It's a problem across New York City: Drivers abusing city-issued placards to put their cars in certain no parking zones.

Now, City Council Speaker Corey Johnson says it's time to crack down on the violators. "Placard abuse is corruption, plain and simple," he said.

The parking placards allow their users to park in designated zones. But drivers often put them on their dashboards to park just about anywhere, often without any consequences, because traffic agents are reluctant to issue tickets to other city workers.

"What we are trying to do in this package is increase fines on people who commit placard abuse and create additional penalties for blocking bike lanes, bus lanes, blocking fire hydrants," Johnson said.

Johnson has announced the council will take up five bills that are even tougher than a package first proposed last year.

The measures would require traffic agents to:

Conduct at least 50 enforcement sweeps each week targeting parking placard abusers.

Call for the towing of any vehicle with a placard blocking a sidewalk, crosswalk, fire hydrant, bike lane, or bus lane.

In addition, drivers assigned to official city vehicles no longer could use placards to park in a bike lane, bus lane, crosswalk, sidewalk, or by a fire hydrant except in emergencies.

In Chinatown, residents say a crackdown cannot come soon enough.
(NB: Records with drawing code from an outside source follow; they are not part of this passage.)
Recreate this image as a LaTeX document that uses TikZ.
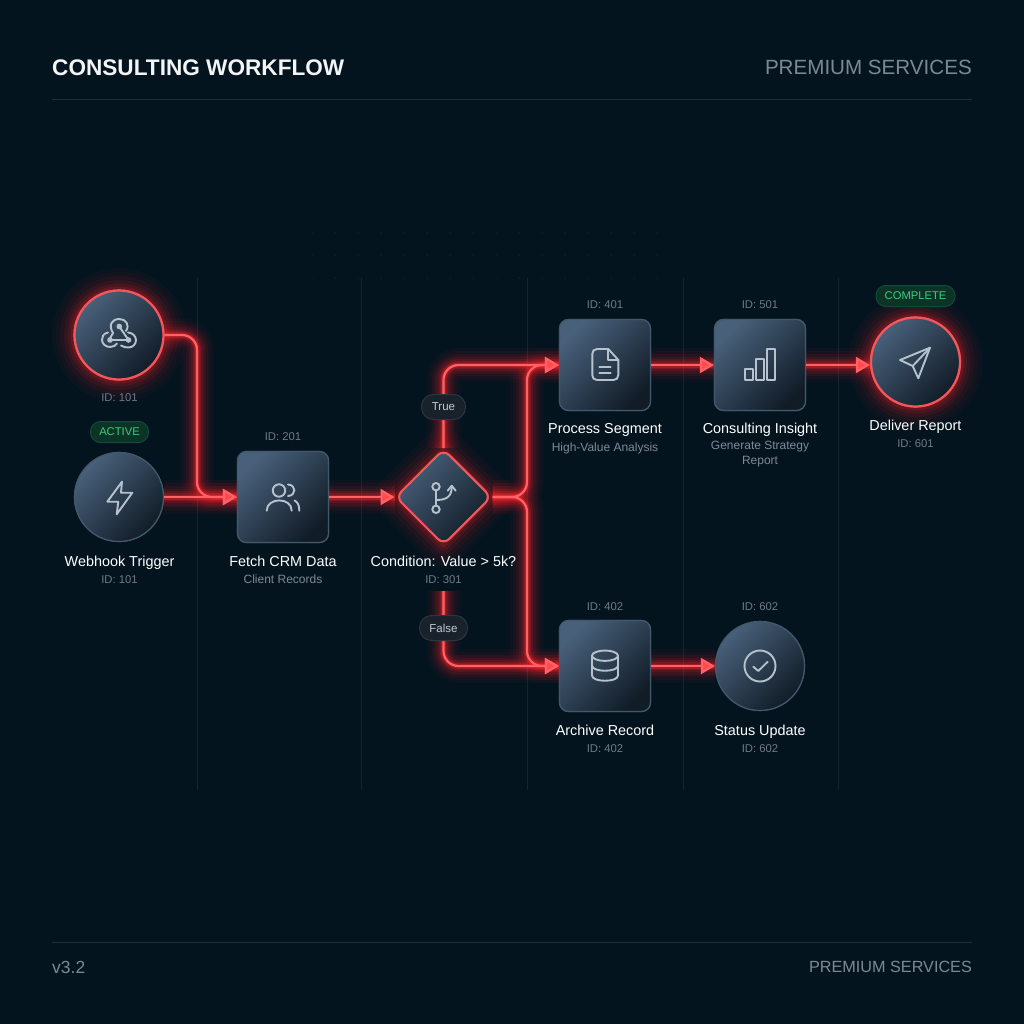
\documentclass[tikz,border=0pt]{standalone}
\usepackage{fontspec}
\setmainfont{Liberation Sans}
\usetikzlibrary{arrows.meta,shapes.geometric}
\definecolor{bgc}{HTML}{04141F}
\definecolor{rulec}{HTML}{1B2F3C}
\definecolor{gridc}{HTML}{14252F}
\definecolor{dotc}{HTML}{0B1E2B}
\definecolor{nodeA}{HTML}{48607A}
\definecolor{nodeB}{HTML}{111C27}
\definecolor{edgeg}{HTML}{42596C}
\definecolor{redc}{HTML}{FF6266}
\definecolor{hotedge}{HTML}{F2575C}
\definecolor{glowc}{HTML}{FF2228}
\definecolor{tipc}{HTML}{FF4A4E}
\definecolor{iconc}{HTML}{B6C3CF}
\definecolor{idc}{HTML}{6E7B86}
\definecolor{subc}{HTML}{7E8A94}
\definecolor{titlec}{HTML}{F2F4F6}
\definecolor{headc}{HTML}{7B8993}
\definecolor{greenc}{HTML}{3FCB7C}
\definecolor{pillg}{HTML}{0B3426}
\definecolor{pillgb}{HTML}{124A36}
\definecolor{pillf}{HTML}{19222B}
\definecolor{pillb}{HTML}{2B3540}
\newcommand{\GlowPath}[1]{%
  \foreach \wd/\op in {34/0.035,28/0.05,22/0.07,17/0.09,12/0.13,8/0.20,5/0.32}{
    \draw[line width=\wd pt,glowc,opacity=\op,line join=round,rounded corners=15pt] #1;
  }
}
\newcommand{\CoreArrow}[1]{\draw[wire,-{Triangle[length=14pt,width=16pt,fill=tipc]}] #1;}
\tikzset{
  wire/.style={line width=2.2pt,redc,rounded corners=15pt,line join=round},
  softbox/.style={rectangle,rounded corners=9pt,minimum size=91pt,inner sep=0pt,draw=edgeg,line width=1.2pt,top color=nodeA,bottom color=nodeB,shading angle=45},
  softcirc/.style={circle,minimum size=89pt,inner sep=0pt,draw=edgeg,line width=1.2pt,top color=nodeA,bottom color=nodeB,shading angle=45},
  hotcirc/.style={softcirc,draw=hotedge,line width=2.2pt},
  hotdiam/.style={diamond,aspect=1,rounded corners=8pt,minimum size=96pt,inner sep=0pt,draw=hotedge,line width=2pt,top color=nodeA,bottom color=nodeB,shading angle=45},
  icn/.style={draw=iconc,line width=1.9pt,line cap=round,line join=round},
  title/.style={anchor=base,inner sep=0pt,text=white,font=\fontsize{14.4}{17}\selectfont},
  idl/.style={anchor=base,inner sep=0pt,text=idc,font=\fontsize{11.3}{14}\selectfont},
  subl/.style={anchor=base,inner sep=0pt,text=subc,font=\fontsize{12}{15}\selectfont,align=center},
  greenpill/.style={rectangle,rounded corners=10pt,minimum height=21pt,inner sep=0pt,fill=pillg,draw=pillgb,line width=1pt,text=greenc,font=\fontsize{11.2}{14}\selectfont},
  greypill/.style={rectangle,rounded corners=12pt,minimum height=25pt,inner sep=0pt,fill=pillf,draw=pillb,line width=1pt,text=iconc!90!white,font=\fontsize{11.5}{14}\selectfont},
}
\begin{document}
\begin{tikzpicture}[x=1pt,y=-1pt]
\useasboundingbox (0,0) rectangle (1024,1024);
\fill[bgc] (0,0) rectangle (1024,1024);
% faint dot grid
\foreach \dx in {312,335,358,381,404,427,450,473,496,519,542,565,588,611,634,657}{
  \foreach \dy in {233,255,278}{
    \fill[dotc] (\dx,\dy) circle[radius=1pt];
  }
}
% header and footer
\draw[rulec,line width=1pt] (52,100) -- (972,100);
\draw[rulec,line width=1pt] (52,942) -- (972,942);
\node[anchor=west,inner sep=0pt,text=titlec,font=\fontsize{22.6}{28}\bfseries\selectfont] (head) at (52,67.5) {CONSULTING WORKFLOW};
\node[anchor=east,inner sep=0pt,text=headc,font=\fontsize{20.6}{26}\selectfont] (headr) at (972,67.5) {PREMIUM SERVICES};
\node[anchor=west,inner sep=0pt,text=headc,font=\fontsize{17.5}{20}\selectfont] (ver) at (52,967) {v3.2};
\node[anchor=east,inner sep=0pt,text=headc,font=\fontsize{16.2}{20}\selectfont] (footr) at (972,967) {PREMIUM SERVICES};
% column lines
\foreach \cx in {197,361,527,683,838}{\draw[gridc,line width=1pt] (\cx,278) -- (\cx,790);}
% nodes (placed first so that connectors can use their names)
\node[hotcirc] (hook) at (119,335) {};
\node[softcirc] (trig) at (119,497) {};
\node[softbox] (fetch) at (283,497) {};
\node[hotdiam] (cond) at (443.5,497) {};
\node[softbox] (proc) at (605,365) {};
\node[softbox] (ins) at (760,365) {};
\node[hotcirc] (dlv) at (915.5,362) {};
\node[softbox] (arch) at (605,666) {};
\node[softcirc] (stat) at (760,666) {};
% way points
\coordinate (w1) at (197,335);
\coordinate (w2) at (197,497);
\coordinate (t1) at (443.5,365);
\coordinate (j1) at (527,497);
\coordinate (j2) at (527,365);
\coordinate (j3) at (527,666);
\coordinate (f0) at (443.5,591);
\coordinate (f1) at (443.5,666);
\coordinate (d0) at (ins.east -| dlv.west);
% glow halos beneath hot nodes
\foreach \wd/\op in {44/0.03,36/0.04,28/0.055,20/0.08,13/0.11,7/0.16}{
  \draw[glowc,opacity=\op,line width=\wd pt] (hook.center) circle[radius=45pt];
  \draw[glowc,opacity=\op,line width=\wd pt] (dlv.center) circle[radius=45pt];
  \draw[glowc,opacity=\op,line width=\wd pt,line join=round] (443.5,451) -- (490.5,497) -- (443.5,544) -- (396.5,497) -- cycle;
}
% connector glow
\GlowPath{(hook.east) -- (w1) -- (w2) -- (fetch.west)}
\GlowPath{(trig.east) -- (fetch.west)}
\GlowPath{(fetch.east) -- (cond.west)}
\GlowPath{(cond.north) -- (t1) -- (proc.west)}
\GlowPath{(cond.east) -- (j1) -- (j2) -- (proc.west)}
\GlowPath{(cond.east) -- (j1) -- (j3) -- (arch.west)}
\GlowPath{(f0) -- (f1) -- (arch.west)}
\GlowPath{(proc.east) -- (ins.west)}
\GlowPath{(ins.east) -- (d0)}
\GlowPath{(arch.east) -- (stat.west)}
% redraw nodes above the glow
\node[hotcirc] at (119,335) {};
\node[softcirc] at (119,497) {};
\node[softbox] at (283,497) {};
\node[hotdiam] at (443.5,497) {};
\node[softbox] at (605,365) {};
\node[softbox] at (760,365) {};
\node[hotcirc] at (915.5,362) {};
\node[softbox] at (605,666) {};
\node[softcirc] at (760,666) {};
% connector cores
\CoreArrow{(hook.east) -- (w1) -- (w2) -- (fetch.west)}
\CoreArrow{(trig.east) -- (fetch.west)}
\CoreArrow{(fetch.east) -- (cond.west)}
\CoreArrow{(cond.north) -- (t1) -- (proc.west)}
\CoreArrow{(cond.east) -- (j1) -- (j2) -- (proc.west)}
\CoreArrow{(cond.east) -- (j1) -- (j3) -- (arch.west)}
\CoreArrow{(f0) -- (f1) -- (arch.west)}
\CoreArrow{(proc.east) -- (ins.west)}
\CoreArrow{(ins.east) -- (d0)}
\CoreArrow{(arch.east) -- (stat.west)}
% pills
\node[greypill,minimum width=44pt] (ptrue) at (443.5,407) {True};
\node[greypill,minimum width=48pt] (pfalse) at (443.5,628) {False};
\node[greenpill,minimum width=58pt] (pact) at (119.5,432) {ACTIVE};
\node[greenpill,minimum width=79pt] (pcomp) at (915.5,296) {COMPLETE};
% labels
\node[idl] (i1) at (119.5,401.5) {ID: 101};
\node[title] (t2) at (119.5,566) {Webhook Trigger};
\node[idl] (i2) at (119.5,583) {ID: 101};
\node[idl] (i3) at (283,440.5) {ID: 201};
\node[title] (t3) at (283,566) {Fetch CRM Data};
\node[subl] (s3) at (283,583) {Client Records};
\node[title] (t4) at (443.5,566) {Condition: Value > 5k?};
\node[idl] (i4) at (443.5,583) {ID: 301};
\node[idl] (i5) at (605,308) {ID: 401};
\node[title] (t5) at (605,433.5) {Process Segment};
\node[subl] (s5) at (605,451) {High-Value Analysis};
\node[idl] (i6) at (760,308) {ID: 501};
\node[title] (t6) at (760,433.5) {Consulting Insight};
\node[subl,anchor=north] (s6) at (760,441) {Generate Strategy\\Report};
\node[title] (t7) at (915.5,430) {Deliver Report};
\node[idl] (i7) at (915.5,447.5) {ID: 601};
\node[idl] (i8) at (605,610) {ID: 402};
\node[title] (t8) at (605,735) {Archive Record};
\node[idl] (i9) at (605,752) {ID: 402};
\node[idl] (i10) at (760,610) {ID: 602};
\node[title] (t9) at (760,735) {Status Update};
\node[idl] (i11) at (760,752) {ID: 602};
% icons
% webhook
\draw[icn] (113,333) .. controls (108,325) and (112,319) .. (119.3,319) .. controls (126,319) and (130,325) .. (126,331);
\draw[icn] (113,333) -- (109,340);
\draw[icn] (119.3,326.5) -- (128.5,340) -- (110,340);
\draw[icn] (108,332.5) .. controls (103,333.5) and (102,337) .. (102,340) .. controls (102,344) and (106,347) .. (110,347) .. controls (113,347) and (116,345.5) .. (117,343.5);
\draw[icn] (121,345.5) .. controls (123,347) and (126,347.5) .. (128.5,347.5) .. controls (133,347.5) and (136,344) .. (136,340) .. controls (136,336) and (132,332.5) .. (128,332.5);
\fill[iconc] (119.3,326.5) circle[radius=2.8pt] (110,340) circle[radius=2.8pt] (128.5,340) circle[radius=2.8pt];
% bolt
\draw[icn] (122,481.7) -- (107.3,501.7) -- (118.3,501.7) -- (116.7,514.3) -- (132.3,492.7) -- (121,492.7) -- cycle;
% people
\draw[icn] (279,490.5) circle[radius=6.2pt];
\draw[icn] (266.7,510.7) .. controls (266.7,497) and (291.7,497) .. (291.7,510.7);
\draw[icn] (288,484.5) .. controls (296.5,485) and (296.5,495.5) .. (288,496);
\draw[icn] (294.5,500.5) .. controls (298,502) and (299.3,506) .. (299.3,510.7);
% branch
\draw[icn] (436,486.7) circle[radius=3.7pt] (436,509.3) circle[radius=3.7pt];
\draw[icn] (436,490.4) -- (436,505.6);
\draw[icn] (436,500) .. controls (446,500) and (451.7,497) .. (451.7,487);
\draw[icn] (447.7,490.7) -- (451.7,485.7) -- (455.7,490.7);
% document
\draw[icn] (608.3,349) -- (597,349) .. controls (594,349) and (592.3,351) .. (592.3,354) -- (592.3,375) .. controls (592.3,378) and (594,380) .. (597,380) -- (613.5,380) .. controls (616.5,380) and (618.3,378) .. (618.3,375) -- (618.3,360) -- cycle;
\draw[icn] (608.3,349) -- (608.3,360) -- (618.3,360);
\draw[icn] (599.3,366.7) -- (610.7,366.7) (599.3,372.7) -- (610.7,372.7);
% bars
\draw[icn,line width=1.7pt] (745,369.3) rectangle (752.7,380);
\draw[icn,line width=1.7pt] (756,359.3) rectangle (764,380);
\draw[icn,line width=1.7pt] (767.3,349.3) rectangle (775.3,380);
% send
\draw[icn] (900,360) -- (930,347.7) -- (918.3,378.3) -- (912.7,366) -- cycle;
\draw[icn] (912.7,366) -- (930,347.7);
% database
\draw[icn] (605,655.7) ellipse[x radius=13pt,y radius=5.2pt];
\draw[icn] (592,655.7) -- (592,675.5) .. controls (592,682.5) and (618,682.5) .. (618,675.5) -- (618,655.7);
\draw[icn] (592,665.5) .. controls (592,672.5) and (618,672.5) .. (618,665.5);
% check
\draw[icn] (760,666) circle[radius=15.5pt];
\draw[icn] (753.3,666.7) -- (758.3,671) -- (767.7,661.7);
\end{tikzpicture}
\end{document}
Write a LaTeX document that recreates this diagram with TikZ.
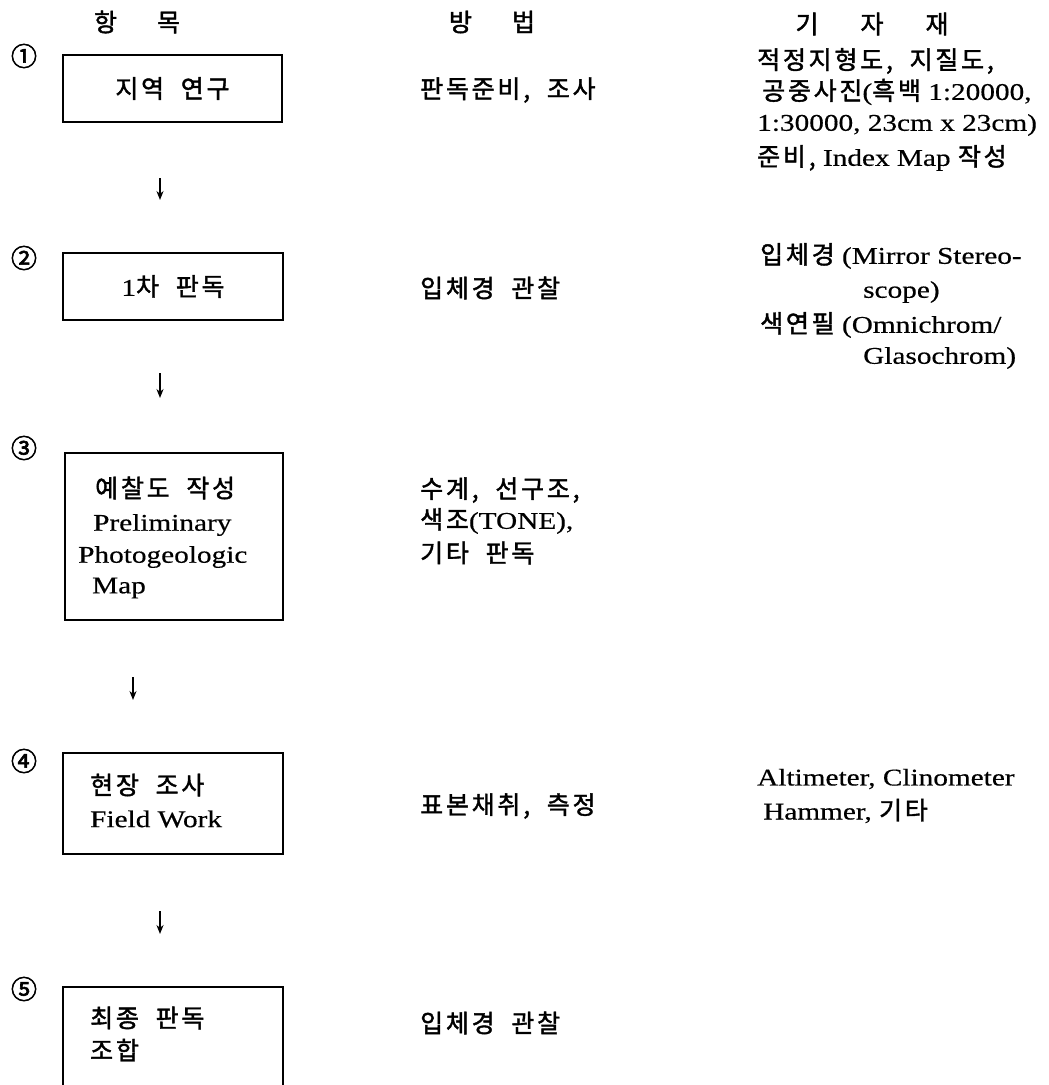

"A lot of people just don't bother coming into this area anymore because it's simply too frustrating to deal with this traffic getting into Manhattan and then have to drive around and around looking for a parking space and wind up having to put it in a garage for $25," said Karlin Chan, a Chinatown community activist. "The lack of people coming into the community because they can't find a parking space hurts Chinatown business."

Mayor Bill de Blasio's office told NY1 it was reviewing the legislation, and that the mayor agrees placard abuse "erodes faith in government and has no place in our city."

This month, a new kind of city placard with bar codes has appeared, apparently an effort to better track their use. The city transportation department still won't comment on them.